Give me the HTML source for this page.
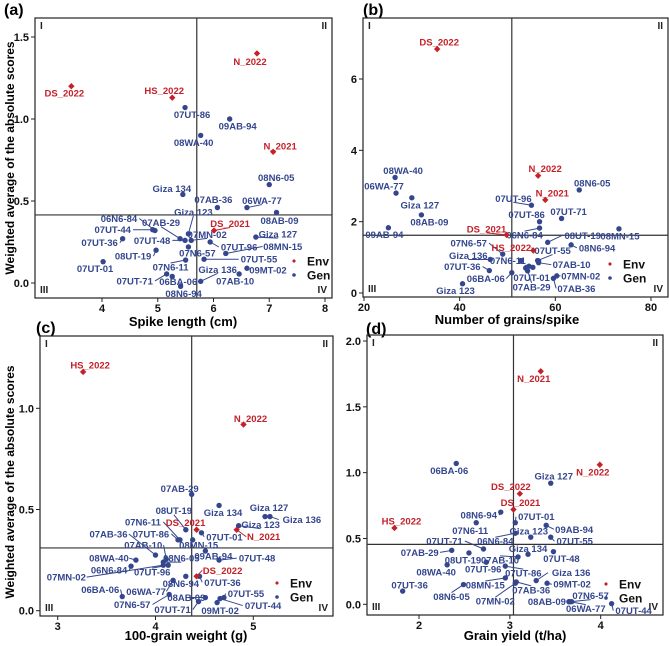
<!DOCTYPE html>
<html><head><meta charset="utf-8">
<style>
html,body{margin:0;padding:0;background:#fff;}
svg{display:block;font-family:"Liberation Sans",Arial,sans-serif;}
</style></head>
<body>
<svg id="chart" width="669" height="646" viewBox="0 0 669 646" xmlns="http://www.w3.org/2000/svg">
<text x="4" y="15" font-size="16" font-weight="bold">(a)</text>
<text x="363" y="15" font-size="16" font-weight="bold">(b)</text>
<text x="36" y="333" font-size="16" font-weight="bold">(c)</text>
<text x="366" y="334" font-size="16" font-weight="bold">(d)</text>
<text x="183" y="326" font-size="13" font-weight="bold" text-anchor="middle">Spike length (cm)</text>
<text x="507" y="324" font-size="13" font-weight="bold" text-anchor="middle">Number of grains/spike</text>
<text x="186" y="640" font-size="13" font-weight="bold" text-anchor="middle">100-grain weight (g)</text>
<text x="515" y="640" font-size="13" font-weight="bold" text-anchor="middle">Grain yield (t/ha)</text>
<text transform="translate(14,158) rotate(-90)" font-size="12" font-weight="bold" text-anchor="middle">Weighted average of the absolute scores</text>
<text transform="translate(14,482) rotate(-90)" font-size="12" font-weight="bold" text-anchor="middle">Weighted average of the absolute scores</text>
</svg>
<script>
// ---------- Panel A: spike length ----------
const aEnvNames=["DS_2022","HS_2022","N_2022","N_2021","DS_2021"];
const aEnvX=[3.45,5.26,6.78,7.07,6.01];
const aEnvY=[1.20,1.13,1.40,0.80,0.32];
const aEnvDx=[-7,-8,-7,7,16];
const aEnvDy=[7,-7,8,-6,-7];
const aGenNames=["07UT-86","09AB-94","08WA-40","08N6-05","Giza 134","07AB-36","06WA-77","08AB-09","Giza 123","06N6-84","07UT-44","07AB-29","07UT-48","07MN-02","07UT-36","07UT-96","08MN-15","Giza 127","08UT-19","07N6-57","07N6-11","07UT-55","07UT-01","Giza 136","09MT-02","07AB-10","07UT-71","06BA-06","08N6-94"];
const aGenX=[5.49,6.29,5.77,7.00,5.45,6.07,6.60,7.13,5.55,4.95,4.91,5.40,5.49,5.60,4.37,5.94,6.22,6.76,4.97,5.55,5.50,5.83,4.02,5.77,6.60,6.46,5.16,5.26,5.41];
const aGenY=[1.07,1.00,0.90,0.60,0.54,0.46,0.46,0.43,0.30,0.32,0.325,0.27,0.26,0.26,0.27,0.25,0.18,0.28,0.20,0.22,0.14,0.145,0.13,0.01,0.09,0.055,0.055,0.04,-0.02];
const aGenDx=[7,8,-7,7,-11,-4,15,3,5,-36,-40,-19,-33,16,-23,29,57,22,-23,9,-15,55,-8,17,21,-4,-32,6,3];
const aGenDy=[7,7,7,-7,-6,-8,-7,8,-22,-12,0,-16,0,-6,4,5,-7,-3,6,6,7,0,7,-12,2,7,7,5,7];
const aXTicks=[4,5,6,7,8];
const aYTicks=["0.0","0.5","1.0","1.5"];
const aRef=[5.7,0.415];

// ---------- Panel B: grains/spike ----------
const bEnvNames=["DS_2022","N_2022","N_2021","DS_2021","HS_2022"];
const bEnvX=[35.3,56.4,57.9,49.8,55.4];
const bEnvY=[6.84,3.29,2.61,1.63,1.19];
const bEnvDx=[2,7,7,-20,-22];
const bEnvDy=[-7,-7,-7,-6,-3];
const bGenNames=["08WA-40","06WA-77","Giza 127","08AB-09","09AB-94","08N6-05","07UT-96","07UT-86","07UT-71","06N6-84","08MN-15","08UT-19","08N6-94","07N6-57","07UT-55","Giza 136","07N6-11","07AB-10","07UT-36","06BA-06","07UT-01","07AB-29","07MN-02","07AB-36","Giza 123","Giza 134","07UT-44","07UT-48","09MT-02"];
const bGenX=[26.5,26.7,30.0,32.0,25.1,65.0,55.0,56.7,61.3,56.7,73.3,58.4,63.3,49.0,56.3,46.4,52.8,56.5,46.2,50.9,54.0,54.2,60.3,59.6,40.6,54.5,55.3,53.8,56.5];
const bGenY=[3.24,2.80,2.67,2.19,1.83,2.89,2.46,2.00,2.09,1.82,1.80,1.42,1.35,1.09,0.91,0.94,0.91,0.85,0.63,0.57,0.72,0.62,0.48,0.41,0.26,0.75,0.72,0.70,0.90];
const bGenDx=[8,-12,8,8,-4,13,-18,-13,7,-15,1,35,26,-34,15,-22,-13,33,-27,-26,5,4,24,23,-7,null,null,null,null];
const bGenDy=[-7,-7,7,7,7,-7,-7,-7,-7,7,7,-7,3,-11,-10,-4,0,2,-4,6,10,16,0,10,7,null,null,null,null];
const bXTicks=[20,40,60,80];
const bYTicks=["0","2","4","6"];
const bRef=[50.9,1.62];

// ---------- Panel C: 100-grain weight ----------
const cEnvNames=["HS_2022","N_2022","DS_2021","N_2021","DS_2022"];
const cEnvX=[3.26,4.90,4.42,4.83,4.42];
const cEnvY=[1.18,0.92,0.40,0.40,0.17];
const cEnvDx=[7,7,-11,27,26];
const cEnvDy=[-7,-6,-7,7,-6];
const cGenNames=["07AB-29","Giza 134","Giza 127","Giza 136","Giza 123","08UT-19","07UT-01","07N6-11","07UT-86","08MN-15","07AB-36","07AB-10","09AB-94","07UT-48","08WA-40","08N6-05","06N6-84","07UT-96","07MN-02","08N6-94","07UT-36","06WA-77","06BA-06","07N6-57","08AB-09","07UT-71","07UT-55","07UT-44","09MT-02"];
const cGenX=[4.37,4.65,5.12,5.17,4.85,4.31,4.47,4.25,4.23,4.38,4.00,4.11,4.51,4.65,3.80,4.08,3.75,4.13,4.08,4.31,4.45,4.18,3.66,4.14,4.51,4.44,4.70,4.66,4.63];
const cGenY=[0.575,0.52,0.465,0.465,0.42,0.40,0.385,0.35,0.35,0.35,0.275,0.255,0.295,0.25,0.25,0.24,0.22,0.225,0.225,0.17,0.17,0.15,0.07,0.08,0.065,0.045,0.065,0.06,0.04];
const cGenDx=[-12,4,4,32,22,-12,23,-37,-27,6,-47,-23,8,38,-27,18,-22,-16,-97,-5,23,-27,-22,-37,-19,-26,22,43,3];
const cGenDy=[-6,7,-9,3,-1,-19,4,-18,-6,5,-21,-14,5,-2,-2,-4,4,7,12,7,6,11,-7,10,0,8,-4,7,8];
const cXTicks=[3,4,5];
const cYTicks=["0.0","0.5","1.0"];
const cRef=[4.37,0.31];

// ---------- Panel D: grain yield ----------
const dEnvNames=["N_2021","N_2022","DS_2022","DS_2021","HS_2022"];
const dEnvX=[3.34,3.99,3.11,3.04,1.73];
const dEnvY=[1.77,1.06,0.84,0.72,0.58];
const dEnvDx=[-7,-7,-9,7,7];
const dEnvDy=[7,7,-7,-7,-7];
const dGenNames=["06BA-06","Giza 127","08N6-94","07N6-11","07UT-01","09AB-94","Giza 123","07UT-55","06N6-84","07UT-71","Giza 134","07UT-48","07AB-29","08UT-19","07AB-10","08WA-40","07UT-96","07UT-86","Giza 136","08MN-15","07AB-36","09MT-02","07UT-36","08N6-05","07MN-02","08AB-09","07N6-57","06WA-77","07UT-44"];
const dGenX=[2.41,3.45,2.90,2.63,3.06,3.40,3.23,3.45,3.06,2.71,3.20,3.48,2.36,2.55,3.09,2.31,2.74,2.95,3.29,2.95,3.07,3.41,1.82,2.49,3.06,3.65,3.68,3.66,4.12];
const dGenY=[1.07,0.92,0.70,0.62,0.62,0.60,0.51,0.51,0.54,0.42,0.38,0.40,0.41,0.39,0.36,0.30,0.32,0.29,0.18,0.20,0.17,0.16,0.10,0.15,0.16,0.02,0.02,0.02,0.005];
const dGenDx=[-7,3,-22,-6,21,28,-2,24,-20,-39,0,8,-32,-6,-18,-11,-3,18,35,-20,15,25,7,-12,-20,-22,19,16,22];
const dGenDy=[7,-7,3,8,-6,4,-6,4,8,-8,-6,7,2,7,3,7,7,7,-8,7,8,1,-6,12,18,0,-6,7,7];
const dXTicks=[2,3,4];
const dYTicks=["0.0","0.5","1.0","1.5","2.0"];
const dRef=[3.04,0.455];

const NS="http://www.w3.org/2000/svg";
const svg=document.getElementById('chart');
const BLUE="#34468e", RED="#c42129";
function mk(tag,attrs,parent){const e=document.createElementNS(NS,tag);for(const k in attrs)e.setAttribute(k,attrs[k]);(parent||svg).appendChild(e);return e;}

function panel(id,box,xs,ys,xt,yt,ref,env,gen,legend){
  const g=mk('g',{});
  
  
  const X=v=>xs[1]+(v-xs[0])*(xs[3]-xs[1])/(xs[2]-xs[0]);
  const Y=v=>ys[1]+(v-ys[0])*(ys[3]-ys[1])/(ys[2]-ys[0]);
  const frame=mk('rect',{x:box[0],y:box[1],width:box[2]-box[0],height:box[3]-box[1],fill:'none',stroke:'#222','stroke-width':1.2},g);
  
  
  xt.forEach(t=>{const px=X(+t);
    mk('line',{x1:px,x2:px,y1:box[3],y2:box[3]+4,stroke:'#222'},g);
    const tl=mk('text',{x:px,y:box[3]+14,'font-size':11,'font-weight':'bold','text-anchor':'middle',fill:'#111'},g);
    tl.textContent=t;
    
    
  });
  yt.forEach(t=>{const py=Y(+t);
    mk('line',{x1:box[0]-4,x2:box[0],y1:py,y2:py,stroke:'#222'},g);
    const tl=mk('text',{x:box[0]-6,y:py+4,'font-size':11,'font-weight':'bold','text-anchor':'end',fill:'#111'},g);
    tl.textContent=t;
    
    
  });
  const vl=mk('line',{x1:X(ref[0]),x2:X(ref[0]),y1:box[1],y2:box[3],stroke:'#333','stroke-width':1.2},g);
  
  
  const hl=mk('line',{x1:box[0],x2:box[2],y1:Y(ref[1]),y2:Y(ref[1]),stroke:'#333','stroke-width':1.2},g);
  
  
  [["I",box[0]+5,box[1]+11,'start'],["II",box[2]-5,box[1]+11,'end'],["III",box[0]+5,box[3]-5,'start'],["IV",box[2]-5,box[3]-5,'end']].forEach(q=>{
    const t=mk('text',{x:q[1],y:q[2],'font-size':10,'font-weight':'bold','text-anchor':q[3],fill:'#222'},g);
    t.textContent=q[0];
    
    
  });
  function series(s,color,isEnv){
    s.names.forEach((n,i)=>{
      const px=X(s.x[i]),py=Y(s.y[i]);
      const dx=s.dx[i],dy=s.dy[i];
      if(dx!==null&&dx!==undefined){
        const lx=px+dx,ly=py+dy;
        const hw=n.length*2.9;
        if(Math.hypot(dx,dy)>15){
          let ex,ey;
          if(Math.abs(dx)>hw){ex=lx-Math.sign(dx)*hw;ey=ly;}else{ex=lx;ey=ly-Math.sign(dy)*4;}
          const ln=mk('line',{x1:px,y1:py,x2:ex,y2:ey,stroke:color,'stroke-width':1},g);
          
          
        }
        const t=mk('text',{x:lx,y:ly+3.5,'font-size':9.5,'font-weight':'bold','text-anchor':'middle',fill:color},g);
        t.textContent=n;
        
        
      }
      const p=isEnv?mk('path',{d:`M${px},${py-3.2}L${px+3.2},${py}L${px},${py+3.2}L${px-3.2},${py}Z`,fill:color},g)
                   :mk('circle',{cx:px,cy:py,r:2.7,fill:color},g);
      
      
    });
  }
  series(gen,BLUE,false);
  series(env,RED,true);
  const lg=mk('g',{},g);
  
  
  const m1=mk('path',{d:`M${legend[0]},${legend[1]-2}L${legend[0]+2},${legend[1]}L${legend[0]},${legend[1]+2}L${legend[0]-2},${legend[1]}Z`,fill:RED},lg);
  
  
  const t1=mk('text',{x:legend[0]+13,y:legend[1]+4.5,'font-size':12,'font-weight':'bold',fill:'#111'},lg);
  t1.textContent='Env';
  
  
  const m2=mk('circle',{cx:legend[0],cy:legend[1]+14,r:1.8,fill:BLUE},lg);
  
  
  const t2=mk('text',{x:legend[0]+13,y:legend[1]+18.5,'font-size':12,'font-weight':'bold',fill:'#111'},lg);
  t2.textContent='Gen';
  
  
}

panel('a',[35,18,332,298],[4,102,8,325],[0,283,1.5,37],aXTicks,aYTicks,aRef,
  {names:aEnvNames,x:aEnvX,y:aEnvY,dx:aEnvDx,dy:aEnvDy},
  {names:aGenNames,x:aGenX,y:aGenY,dx:aGenDx,dy:aGenDy},[294,261]);
panel('b',[363,18,668,297],[20,364,80,651],[0,293,6,79],bXTicks,bYTicks,bRef,
  {names:bEnvNames,x:bEnvX,y:bEnvY,dx:bEnvDx,dy:bEnvDy},
  {names:bGenNames,x:bGenX,y:bGenY,dx:bGenDx,dy:bGenDy},[610,264]);
panel('c',[40,336,333,616],[3,57.7,5,253.3],[0,610.7,1,408.3],cXTicks,cYTicks,cRef,
  {names:cEnvNames,x:cEnvX,y:cEnvY,dx:cEnvDx,dy:cEnvDy},
  {names:cGenNames,x:cGenX,y:cGenY,dx:cGenDx,dy:cGenDy},[277,583]);
panel('d',[367,335,663,615],[2,419,4,600.7],[0,604.3,2,341],dXTicks,dYTicks,dRef,
  {names:dEnvNames,x:dEnvX,y:dEnvY,dx:dEnvDx,dy:dEnvDy},
  {names:dGenNames,x:dGenX,y:dGenY,dx:dGenDx,dy:dGenDy},[606,584]);
</script>
</body></html>
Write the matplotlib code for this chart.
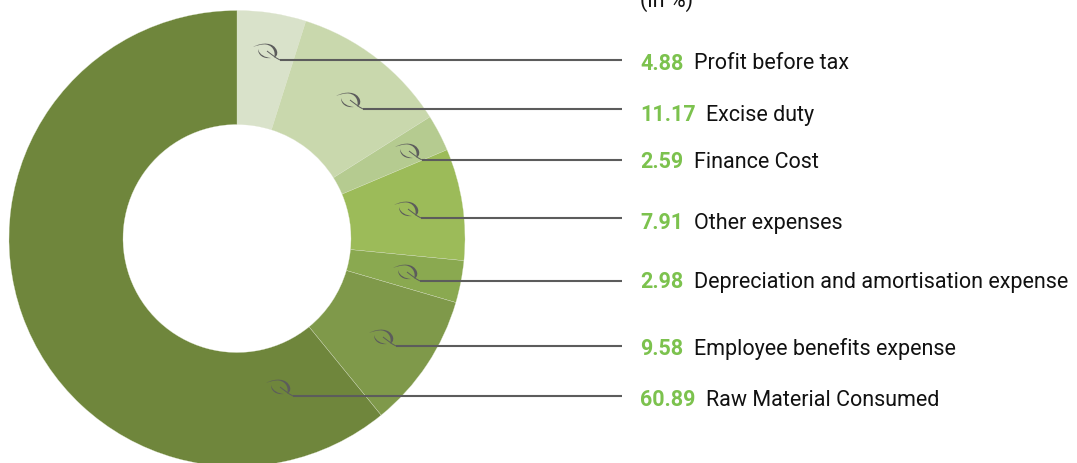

########################################

**WHAT IS NEEDED**
Which lines of the data above contain "chart"? Copy each one.

**ANSWER BELOW**
<svg id="chart" width="669" height="646" viewBox="0 0 669 646" xmlns="http://www.w3.org/2000/svg">
const svg=document.getElementById('chart');
Write the matplotlib code for this chart.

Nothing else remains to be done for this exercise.